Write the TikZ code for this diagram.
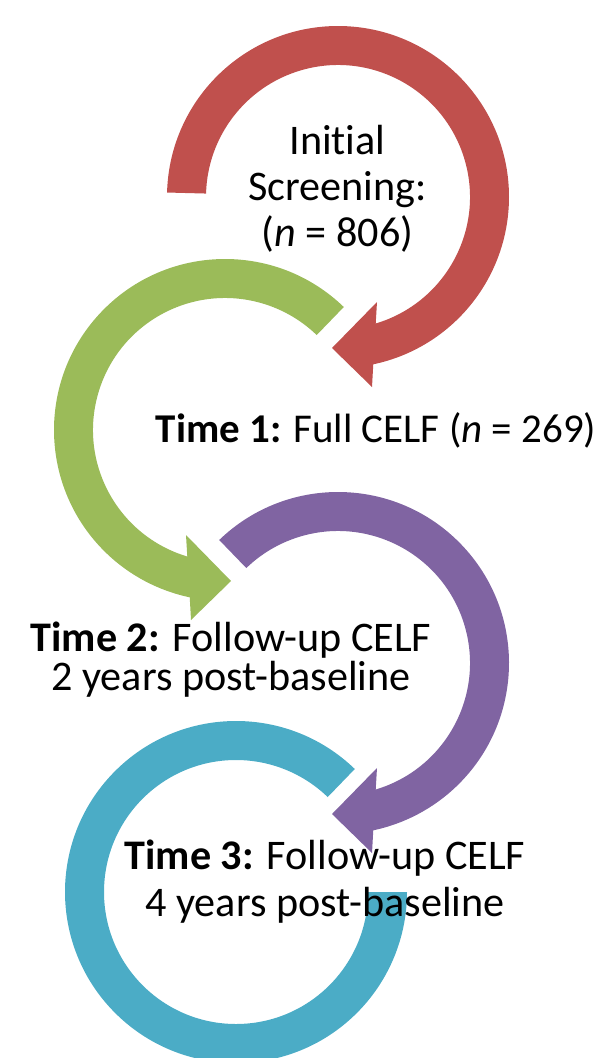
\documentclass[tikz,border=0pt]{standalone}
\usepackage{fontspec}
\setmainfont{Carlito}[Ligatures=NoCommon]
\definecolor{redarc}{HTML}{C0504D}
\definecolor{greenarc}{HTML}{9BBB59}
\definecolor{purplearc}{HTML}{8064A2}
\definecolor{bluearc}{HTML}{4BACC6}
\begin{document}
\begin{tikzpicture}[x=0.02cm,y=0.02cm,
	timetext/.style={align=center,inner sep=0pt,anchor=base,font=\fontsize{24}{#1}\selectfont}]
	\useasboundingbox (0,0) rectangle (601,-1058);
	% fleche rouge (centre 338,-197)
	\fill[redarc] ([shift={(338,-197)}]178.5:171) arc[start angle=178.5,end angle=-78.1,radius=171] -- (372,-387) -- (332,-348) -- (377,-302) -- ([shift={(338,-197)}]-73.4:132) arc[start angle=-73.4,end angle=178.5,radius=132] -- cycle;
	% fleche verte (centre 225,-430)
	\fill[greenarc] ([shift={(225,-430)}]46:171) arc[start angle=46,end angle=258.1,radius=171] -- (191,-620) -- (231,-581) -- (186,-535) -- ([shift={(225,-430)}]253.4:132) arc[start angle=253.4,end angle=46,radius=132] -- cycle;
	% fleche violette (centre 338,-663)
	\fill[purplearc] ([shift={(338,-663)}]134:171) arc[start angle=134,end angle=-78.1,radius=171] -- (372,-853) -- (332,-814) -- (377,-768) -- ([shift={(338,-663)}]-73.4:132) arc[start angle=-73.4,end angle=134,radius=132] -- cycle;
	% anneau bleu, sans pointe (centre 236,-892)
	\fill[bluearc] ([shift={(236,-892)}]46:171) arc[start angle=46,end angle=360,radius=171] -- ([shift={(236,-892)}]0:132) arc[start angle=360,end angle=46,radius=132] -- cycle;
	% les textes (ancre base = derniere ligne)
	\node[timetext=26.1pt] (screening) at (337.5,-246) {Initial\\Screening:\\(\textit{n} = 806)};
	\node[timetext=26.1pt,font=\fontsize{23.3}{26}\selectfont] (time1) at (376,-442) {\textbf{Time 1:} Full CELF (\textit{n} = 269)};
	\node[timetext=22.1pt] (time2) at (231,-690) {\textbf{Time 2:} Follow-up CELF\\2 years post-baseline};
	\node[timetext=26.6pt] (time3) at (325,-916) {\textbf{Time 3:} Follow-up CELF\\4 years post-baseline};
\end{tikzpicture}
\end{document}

------------------------------------

PROBLEM TO SOLVE: Write out the whole listing exactly, and drop the pictures.

OUTPUT FOR THIS EXERCISE:
Write the TikZ code for this diagram.
\documentclass[tikz,border=0pt]{standalone}
\usepackage{fontspec}
\setmainfont{Carlito}[Ligatures=NoCommon]
\definecolor{redarc}{HTML}{C0504D}
\definecolor{greenarc}{HTML}{9BBB59}
\definecolor{purplearc}{HTML}{8064A2}
\definecolor{bluearc}{HTML}{4BACC6}
\begin{document}
\begin{tikzpicture}[x=0.02cm,y=0.02cm,
	timetext/.style={align=center,inner sep=0pt,anchor=base,font=\fontsize{24}{#1}\selectfont}]
	\useasboundingbox (0,0) rectangle (601,-1058);
	% fleche rouge (centre 338,-197)
	\fill[redarc] ([shift={(338,-197)}]178.5:171) arc[start angle=178.5,end angle=-78.1,radius=171] -- (372,-387) -- (332,-348) -- (377,-302) -- ([shift={(338,-197)}]-73.4:132) arc[start angle=-73.4,end angle=178.5,radius=132] -- cycle;
	% fleche verte (centre 225,-430)
	\fill[greenarc] ([shift={(225,-430)}]46:171) arc[start angle=46,end angle=258.1,radius=171] -- (191,-620) -- (231,-581) -- (186,-535) -- ([shift={(225,-430)}]253.4:132) arc[start angle=253.4,end angle=46,radius=132] -- cycle;
	% fleche violette (centre 338,-663)
	\fill[purplearc] ([shift={(338,-663)}]134:171) arc[start angle=134,end angle=-78.1,radius=171] -- (372,-853) -- (332,-814) -- (377,-768) -- ([shift={(338,-663)}]-73.4:132) arc[start angle=-73.4,end angle=134,radius=132] -- cycle;
	% anneau bleu, sans pointe (centre 236,-892)
	\fill[bluearc] ([shift={(236,-892)}]46:171) arc[start angle=46,end angle=360,radius=171] -- ([shift={(236,-892)}]0:132) arc[start angle=360,end angle=46,radius=132] -- cycle;
	% les textes (ancre base = derniere ligne)
	\node[timetext=26.1pt] (screening) at (337.5,-246) {Initial\\Screening:\\(\textit{n} = 806)};
	\node[timetext=26.1pt,font=\fontsize{23.3}{26}\selectfont] (time1) at (376,-442) {\textbf{Time 1:} Full CELF (\textit{n} = 269)};
	\node[timetext=22.1pt] (time2) at (231,-690) {\textbf{Time 2:} Follow-up CELF\\2 years post-baseline};
	\node[timetext=26.6pt] (time3) at (325,-916) {\textbf{Time 3:} Follow-up CELF\\4 years post-baseline};
\end{tikzpicture}
\end{document}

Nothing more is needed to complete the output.